Jun 20, 2007 23:35
It happened, I'm going, its just a matter of time.
I got the word from Mark, they offered 39k and the chance to realize my dreams and I totally accepted.
Its like an emotional explosion going on inside of me. I don't think I've ever felt like laughing and crying at the same moment until today. I'm going to be gone through may at least, with following months added on an as-needed basis. Any way you slice it, I'm gone in 2-3 weeks time.
On one hand, I get to live out my dream and vindicate myself before a literal nation of gamers. This thing is getting national release and I'll be one of 16 people involved in its creation. When people play it, they'll be influenced by me every step of the way. My work will be viewed by tens of thousands at a minimum and millions at best. And I intend it to be the best.
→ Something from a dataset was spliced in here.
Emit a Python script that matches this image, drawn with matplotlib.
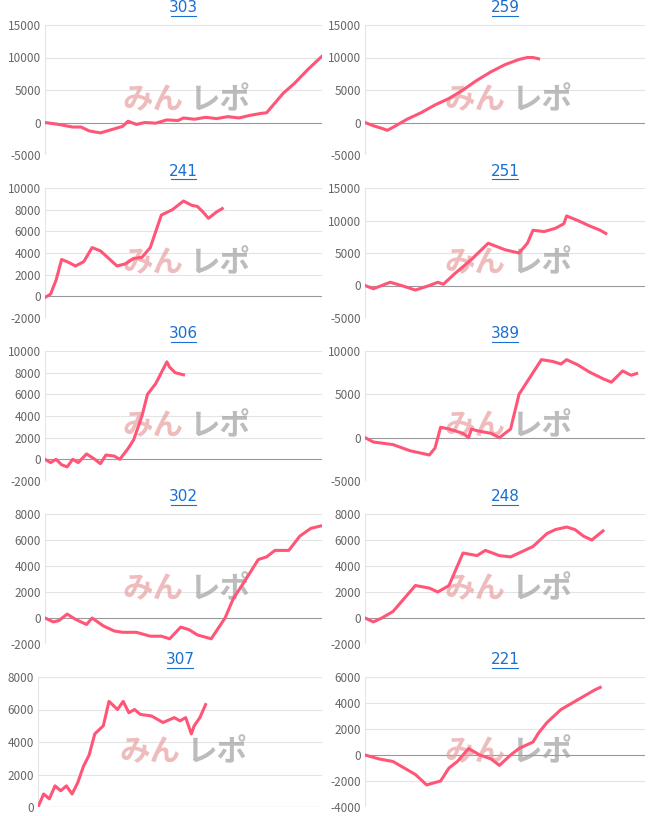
import matplotlib.pyplot as plt

plt.rcParams['font.family'] = ['Noto Sans CJK JP', 'DejaVu Sans']

titles = ["303", "259", "241", "251", "306", "389", "302", "248", "307", "221"]
ylims = [(-5000, 15000), (-5000, 15000), (-2000, 10000), (-5000, 15000), (-2000, 10000),
         (-5000, 10000), (-2000, 8000), (-2000, 8000), (0, 8000), (-4000, 6000)]
ysteps = [5000, 5000, 2000, 5000, 2000, 5000, 2000, 2000, 2000, 2000]

xs = [
    [0, 5, 10, 13, 16, 20, 24, 28, 30, 33, 36, 40, 44, 48, 50, 54, 58, 62, 66, 70, 74, 78, 80, 83, 86, 90, 95, 100],
    [0, 3, 6, 8, 11, 15, 20, 25, 30, 35, 40, 45, 50, 55, 58, 60, 62],
    [0, 2, 4, 6, 8, 11, 14, 17, 20, 23, 26, 29, 32, 35, 38, 42, 46, 50, 53, 55, 57, 59, 62, 64],
    [0, 3, 6, 9, 13, 18, 23, 26, 28, 32, 38, 44, 50, 55, 58, 60, 64, 68, 71, 72, 76, 80, 84, 86],
    [0, 2, 4, 6, 8, 10, 12, 15, 18, 20, 22, 25, 27, 30, 32, 35, 37, 40, 42, 44, 45, 47, 50],
    [0, 3, 10, 16, 23, 25, 27, 30, 35, 37, 38, 40, 45, 48, 52, 55, 58, 63, 67, 70, 72, 76, 80, 85, 88, 92, 95, 97],
    [0, 3, 5, 8, 11, 15, 17, 21, 25, 28, 33, 38, 42, 45, 49, 52, 55, 60, 65, 68, 72, 77, 80, 83, 88, 92, 96, 100],
    [0, 3, 6, 10, 14, 18, 23, 26, 30, 35, 40, 43, 48, 52, 55, 60, 65, 68, 72, 75, 78, 81, 85],
    [0, 2, 4, 6, 8, 10, 12, 14, 16, 18, 20, 23, 25, 28, 30, 32, 34, 36, 40, 44, 48, 50, 52, 54, 55, 57, 59],
    [0, 5, 10, 14, 18, 22, 27, 30, 33, 37, 41, 45, 48, 52, 55, 60, 62, 65, 70, 74, 78, 82, 84],
]
ys = [
    [0, -300, -700, -700, -1300, -1600, -1100, -600, 200, -300, 0, -100, 400, 300, 700, 500, 800, 600, 900, 700, 1100, 1400, 1500, 3000, 4500, 6000, 8200, 10200],
    [0, -500, -900, -1200, -500, 500, 1500, 2700, 3700, 5000, 6500, 7800, 8900, 9700, 10000, 10000, 9800],
    [-100, 200, 1500, 3400, 3200, 2800, 3200, 4500, 4200, 3500, 2800, 3000, 3500, 3600, 4500, 7500, 8000, 8800, 8400, 8300, 7800, 7200, 7800, 8100],
    [0, -500, 0, 500, 0, -700, 0, 500, 200, 1800, 4000, 6500, 5500, 5000, 6500, 8500, 8300, 8800, 9500, 10700, 10000, 9200, 8500, 8000],
    [0, -300, 0, -500, -700, 0, -300, 500, 0, -400, 400, 300, 0, 1000, 1800, 4000, 6000, 7000, 8000, 9000, 8500, 8000, 7800],
    [0, -500, -800, -1500, -2000, -1200, 1200, 1000, 500, 0, 1000, 800, 500, 0, 1000, 5000, 6500, 9000, 8800, 8500, 9000, 8400, 7600, 6800, 6400, 7700, 7200, 7400],
    [0, -300, -200, 300, -100, -500, 0, -600, -1000, -1100, -1100, -1400, -1400, -1600, -700, -900, -1300, -1600, 0, 1500, 2800, 4500, 4700, 5200, 5200, 6300, 6900, 7100],
    [0, -300, 0, 500, 1500, 2500, 2300, 2000, 2500, 5000, 4800, 5200, 4800, 4700, 5000, 5500, 6500, 6800, 7000, 6800, 6300, 6000, 6700],
    [0, 800, 500, 1300, 1000, 1300, 800, 1500, 2500, 3200, 4500, 5000, 6500, 6000, 6500, 5800, 6000, 5700, 5600, 5200, 5500, 5300, 5500, 4500, 5000, 5500, 6300],
    [0, -300, -500, -1000, -1500, -2300, -2000, -1000, -500, 500, 0, -300, -800, 0, 500, 1000, 1700, 2500, 3500, 4000, 4500, 5000, 5200],
]

fig = plt.figure(figsize=(6.54, 8.16), dpi=100)
W, H = 654, 816
row_h = 163
for i in range(10):
    r, c = divmod(i, 2)
    left = 365 if c else (38 if i == 8 else 45)
    right = 645 if c else 322
    top = 25 + r * row_h
    bottom = 155 + r * row_h
    ax = fig.add_axes([left / W, 1 - bottom / H, (right - left) / W, (bottom - top) / H])
    lo, hi = ylims[i]
    ax.set_ylim(lo, hi)
    ax.set_xlim(0, 100)
    ticks = list(range(lo, hi + 1, ysteps[i]))
    ax.set_yticks(ticks)
    ax.set_yticklabels([str(t) for t in ticks], fontsize=8.5, color="#666666")
    ax.set_xticks([])
    for t in ticks:
        ax.axhline(t, color="#999999" if t == 0 else "#e4e4e4", lw=0.8, zorder=0)
    for s in ax.spines.values():
        s.set_visible(False)
    ax.axvline(0, color="#e4e4e4", lw=0.8, zorder=0)
    ax.tick_params(axis="y", length=0, pad=3)
    ax.text(0.5, 0.42, "みん", transform=ax.transAxes, ha="right", va="center",
            fontsize=22, fontweight="bold", style="italic", color="#e8a0a0", alpha=0.7, zorder=1)
    ax.text(0.52, 0.42, "レポ", transform=ax.transAxes, ha="left", va="center",
            fontsize=22, fontweight="bold", style="italic", color="#a0a0a0", alpha=0.7, zorder=1)
    ax.plot(xs[i], ys[i], color="#ff5577", lw=2.2, zorder=3)
    fig.text((right + left) / 2 / W, 1 - (8 + r * row_h) / H, titles[i], ha="center", va="center",
             fontsize=11, color="#1a6fd0", family="DejaVu Sans")
    fig.add_artist(plt.Line2D([((right + left) / 2 - 13) / W, ((right + left) / 2 + 13) / W],
                              [1 - (16 + r * row_h) / H] * 2, color="#1a6fd0", lw=0.8))

fig.savefig("out.png", dpi=100)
I'm not only leaving behind all my friends and family, but all the rest as well. I never noticed just how much I loved trees and rolling hills, or the backdrop of an urban skyline. The soft hum of the highway always there to comfort me no matter where I was. Its strange to think about but its going to be a bit more quiet out there.
I don't know how I'll feel about leaving everyone here. I intend to be online, I'm going to fix this thing so that I won't be so disconnected. This little screen is my life-line to all that I now hold so very dearly. To pick out individuals I'm going to miss would simply take too long in this document. I intend to tell each and every one of you before I go how much you've meant to me.
God theres just so much to plan. For now, I'm just picking at it but tomorrow I start in earnest. I'm balancing the fear of loneliness against the exhilaration of opportunity and any way you slice it the weight is as excruciating as it is exciting.